While some recent fair crop art entries have been kitschy and even politically outrageous, Darlene sticks to traditional subjects. She has done a few portraits, including Jesse Ventura and Bill Clinton, but those aren't her favorites. Some of her pieces feature big seeds like beans or even hosta seeds (State Fair rules require that seeds can be grown in Minnesota), but she likes working with smaller seeds.

Her favorite work, an extremely detailed piece built around a Pilgrim couple and a verse from Psalms called "All Thy Works," is made from thousands of tiny seeds and was inspired by a church bulletin cover.

This year's masterpiece

Darlene's big work for this year's fair was inspired by a photo she saw in the Star Tribune of the Minnie and Paul shaking-hands sign at the new Twins ballpark. Dick scanned the picture on his computer and then blew up the image. They mounted a black-and-white version of it on some fiberboard that Darlene rescued decades ago when someone was throwing it away. It is still her favorite backing for her art.

Darlene liked the currency of the Twins theme as well as the image. "I figured with the new stadium, it's going to be popular," she said. "I could enter it in the special occasion category, or irregular shape."

She is using blue poppy seeds for the lines in the pattern and red millet for sections that would be red, like Minnie and Paul's sleeves. Although some crop art categories allow painting of seeds, she prefers to leave them their natural colors. Amaranth, German millet, white Dutch clover and shelled millet will be added to the Twins piece later, and then it will be varnished to protect it.

Darlene works out the colors in her head.

"In your mind, you have to think about the contrast," she said. "If one part is dark, you may need white next to it."

How it's done

Drawing a line of glue on the fiberboard, Darlene placed grains of millet in place, piece-by-piece, with a set of tweezers, turning each so that tiny points on the grains face the same direction.
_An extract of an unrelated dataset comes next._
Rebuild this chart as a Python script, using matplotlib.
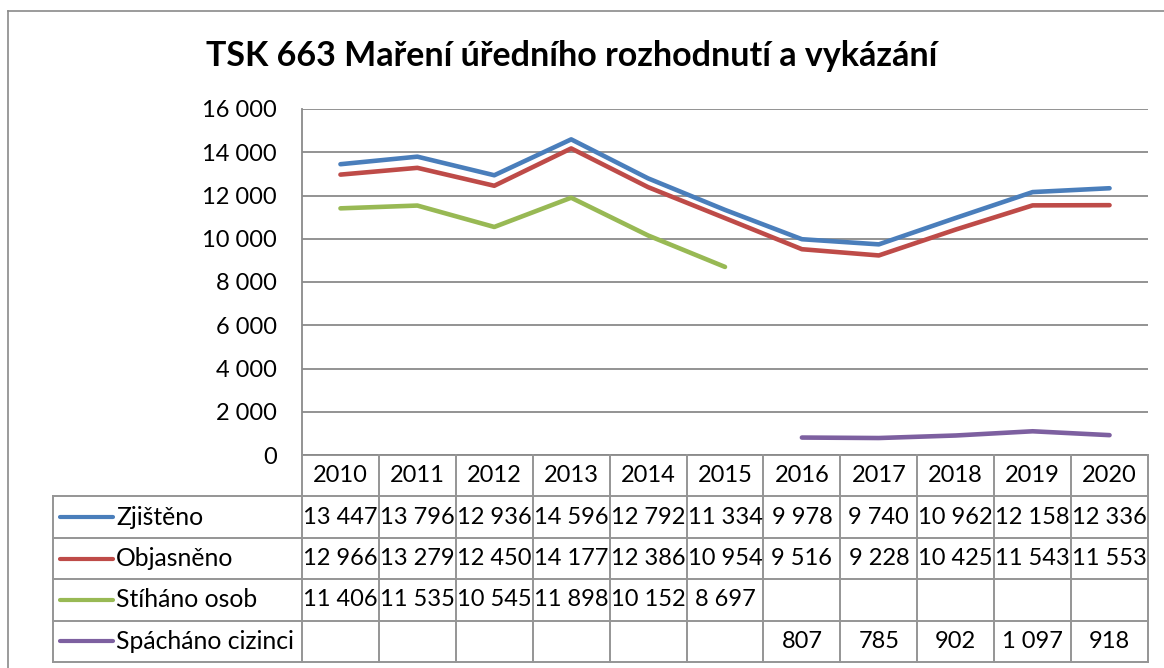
import matplotlib
matplotlib.use("Agg")
import matplotlib.pyplot as plt
from matplotlib.lines import Line2D
import numpy as np

# ============================================================
# DATA
# ============================================================
years = [2010, 2011, 2012, 2013, 2014, 2015, 2016, 2017, 2018, 2019, 2020]
zjisteno = [13447, 13796, 12936, 14596, 12792, 11334, 9978, 9740, 10962, 12158, 12336]
objasneno = [12966, 13279, 12450, 14177, 12386, 10954, 9516, 9228, 10425, 11543, 11553]
stihano = [11406, 11535, 10545, 11898, 10152, 8697, None, None, None, None, None]
spachano = [None, None, None, None, None, None, 807, 785, 902, 1097, 918]

series_names = ["Zjištěno", "Objasněno", "Stíháno osob", "Spácháno cizinci"]
series_colors = ["#4A7EBB", "#BE4B48", "#98B954", "#7D60A0"]
title = "TSK 663 Maření úředního rozhodnutí a vykázání"
yticks = [0, 2000, 4000, 6000, 8000, 10000, 12000, 14000, 16000]

plt.rcParams['font.family'] = ['Lato', 'DejaVu Sans']

W, H = 1164, 668
GRID = "#8a8a8a"
FS = 17
FS_LABEL = 17.8


def fmt(v):
    return "" if v is None else f"{v:,}".replace(",", " ")


def fx(px):
    return px / W


def fy(py):
    return 1 - py / H


fig = plt.figure(figsize=(W / 100, H / 100), dpi=100)

# outer chart frame (only left/top edges visible in the crop)
fig.add_artist(Line2D([fx(8), fx(8)], [fy(11), 0], color=GRID, lw=1.2))
fig.add_artist(Line2D([fx(8), 1], [fy(11), fy(11)], color=GRID, lw=1.2))

fig.text(fx(572), fy(66), title, ha="center", va="baseline",
         fontsize=24.5, fontweight="bold")

# ============================================================
# LINE CHART
# ============================================================
ax = fig.add_axes([fx(302), fy(455), fx(1148) - fx(302), fy(109) - fy(455)])
x = np.arange(len(years))
all_series = [zjisteno, objasneno, stihano, spachano]
for vals, c in zip(all_series, series_colors):
    y = np.array([np.nan if v is None else v for v in vals], dtype=float)
    ax.plot(x, y, color=c, lw=3.3, solid_capstyle="round", solid_joinstyle="round", zorder=3)

ax.set_xlim(-0.5, len(years) - 0.5)
ax.set_ylim(0, 16000)
ax.set_yticks(yticks)
ax.set_yticklabels([fmt(t) for t in yticks], fontsize=FS)
ax.tick_params(axis="y", length=0, pad=18)
ax.set_xticks([])
ax.grid(axis="y", color=GRID, lw=1.3)
for s in ["top", "right", "bottom"]:
    ax.spines[s].set_visible(False)
ax.spines["left"].set_color(GRID)
ax.spines["left"].set_linewidth(1.3)

# ============================================================
# DATA TABLE
# ============================================================
unit = (1148 - 302) / len(years)
left_units = (302 - 53) / unit
tab = fig.add_axes([fx(53), fy(662), fx(1148) - fx(53), fy(455) - fy(662)])
tab.set_xlim(-0.5 - left_units, len(years) - 0.5)
tab.set_ylim(5, 0)
tab.axis("off")


def ux(px):
    return -0.5 + (px - 302) / unit


xl, xr = -0.5 - left_units, len(years) - 0.5
kw = dict(color="#959595", lw=1.4, clip_on=False)
tab.plot([-0.5, xr], [0, 0], color=GRID, lw=1.3, clip_on=False)
for r in range(1, 6):
    tab.plot([xl, xr], [r, r], **kw)
for i in range(len(years) + 1):
    tab.plot([i - 0.5, i - 0.5], [0, 5], **kw)
tab.plot([xl, xl], [1, 5], **kw)

for i, yr in enumerate(years):
    tab.text(i, 0.5, str(yr), ha="center", va="center", fontsize=FS)

for r, (name, vals, c) in enumerate(zip(series_names, all_series, series_colors), start=1):
    yc = r + 0.5
    tab.plot([ux(60), ux(113)], [yc, yc], color=c, lw=3, solid_capstyle="round")
    tab.text(ux(116), yc, name, ha="left", va="center", fontsize=FS_LABEL)
    for i, v in enumerate(vals):
        tab.text(i, yc, fmt(v), ha="center", va="center", fontsize=FS)

fig.savefig("out.png", dpi=100)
The tweezers, a favorite tool, belonged to her great-aunt.

Darlene used to make Dick stop at grain elevators when she was looking for certain hard-to-find seeds. One year amaranth was on her Christmas wish list.
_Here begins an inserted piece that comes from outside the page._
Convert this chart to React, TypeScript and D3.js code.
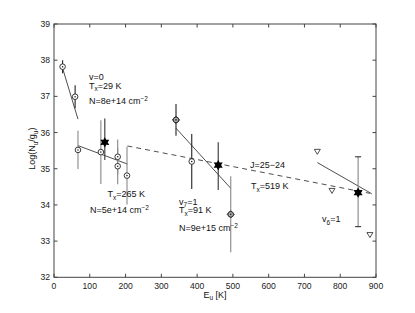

When she couldn't find anyone who would sell her a small amount of German millet, she bought a 50-pound bag. "We have a lifetime supply of that in the basement," she said with a laugh.

She has no behind-the-scenes intrigue to share about Colton. "We were good friends. I'd send her birthday cards," Darlene said. They competed for almost 20 years until, in the mid-1980s, fair officials asked Colton to display her art and demonstrate her techniques at the fair.
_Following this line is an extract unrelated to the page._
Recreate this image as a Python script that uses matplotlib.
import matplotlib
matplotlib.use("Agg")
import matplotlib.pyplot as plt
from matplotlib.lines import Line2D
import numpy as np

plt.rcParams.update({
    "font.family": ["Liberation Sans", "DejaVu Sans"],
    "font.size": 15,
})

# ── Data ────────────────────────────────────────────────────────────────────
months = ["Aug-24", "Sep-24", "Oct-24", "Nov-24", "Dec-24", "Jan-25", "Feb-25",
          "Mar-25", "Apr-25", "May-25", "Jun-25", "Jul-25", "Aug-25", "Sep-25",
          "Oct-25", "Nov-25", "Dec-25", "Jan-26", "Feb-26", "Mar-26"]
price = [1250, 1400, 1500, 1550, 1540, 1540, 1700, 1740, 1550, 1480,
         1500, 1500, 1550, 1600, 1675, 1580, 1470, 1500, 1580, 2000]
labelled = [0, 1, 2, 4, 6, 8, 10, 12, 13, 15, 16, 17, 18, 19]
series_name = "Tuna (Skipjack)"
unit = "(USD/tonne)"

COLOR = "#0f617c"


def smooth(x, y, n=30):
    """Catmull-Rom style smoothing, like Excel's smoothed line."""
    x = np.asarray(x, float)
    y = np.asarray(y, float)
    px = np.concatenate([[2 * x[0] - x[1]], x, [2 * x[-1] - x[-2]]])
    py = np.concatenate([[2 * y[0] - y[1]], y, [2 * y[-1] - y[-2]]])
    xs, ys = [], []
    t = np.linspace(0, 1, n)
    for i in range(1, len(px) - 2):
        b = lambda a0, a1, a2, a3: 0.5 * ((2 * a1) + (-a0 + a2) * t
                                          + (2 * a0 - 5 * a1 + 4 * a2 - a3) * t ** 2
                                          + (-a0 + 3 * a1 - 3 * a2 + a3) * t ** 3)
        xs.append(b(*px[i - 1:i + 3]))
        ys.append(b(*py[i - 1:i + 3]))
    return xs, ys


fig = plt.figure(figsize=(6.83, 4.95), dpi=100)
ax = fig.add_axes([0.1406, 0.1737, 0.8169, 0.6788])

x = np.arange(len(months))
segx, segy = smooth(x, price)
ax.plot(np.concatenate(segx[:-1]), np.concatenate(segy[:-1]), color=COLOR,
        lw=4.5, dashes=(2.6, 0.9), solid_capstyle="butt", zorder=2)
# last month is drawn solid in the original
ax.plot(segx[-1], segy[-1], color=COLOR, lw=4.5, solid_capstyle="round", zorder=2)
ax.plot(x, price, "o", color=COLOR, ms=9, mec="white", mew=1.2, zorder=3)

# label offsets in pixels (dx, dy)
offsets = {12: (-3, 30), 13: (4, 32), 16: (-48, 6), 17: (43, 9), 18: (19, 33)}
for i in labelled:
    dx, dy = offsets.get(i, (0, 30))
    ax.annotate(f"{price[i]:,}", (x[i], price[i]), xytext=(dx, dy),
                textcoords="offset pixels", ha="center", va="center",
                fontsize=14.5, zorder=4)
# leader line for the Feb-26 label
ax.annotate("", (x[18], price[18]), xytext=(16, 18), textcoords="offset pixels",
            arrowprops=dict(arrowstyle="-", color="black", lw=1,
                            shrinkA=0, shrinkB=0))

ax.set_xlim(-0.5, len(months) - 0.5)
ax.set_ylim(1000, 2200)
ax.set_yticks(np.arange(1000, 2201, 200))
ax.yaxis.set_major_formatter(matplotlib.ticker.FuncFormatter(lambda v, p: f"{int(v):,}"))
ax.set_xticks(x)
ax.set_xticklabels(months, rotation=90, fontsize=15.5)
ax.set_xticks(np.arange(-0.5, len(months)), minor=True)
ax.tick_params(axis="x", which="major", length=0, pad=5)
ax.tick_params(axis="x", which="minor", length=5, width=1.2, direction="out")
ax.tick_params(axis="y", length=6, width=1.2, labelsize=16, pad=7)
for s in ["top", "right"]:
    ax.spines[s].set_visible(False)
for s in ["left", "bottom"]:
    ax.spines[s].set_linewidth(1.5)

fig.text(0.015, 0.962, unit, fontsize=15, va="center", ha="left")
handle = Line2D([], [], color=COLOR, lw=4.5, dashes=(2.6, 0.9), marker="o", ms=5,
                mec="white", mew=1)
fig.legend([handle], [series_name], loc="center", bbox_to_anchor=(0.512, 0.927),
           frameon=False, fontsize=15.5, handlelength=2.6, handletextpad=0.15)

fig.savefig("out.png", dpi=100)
Some of the Thorud children, who got involved with crop art when they were young, still dabble in it, as do some of the grandchildren. Thorud hopes the art attracts more newcomers. "We need new blood to keep it going," she said.

Dick wants her to keep doing crop art for at least five more years so she can reach the 50-year participation mark. Almost all of Darlene's projects are stored or on display in the house. She has rarely sold her work and hopes that maybe family members will want to hang onto them.

"We have plenty of shelves," Dick said.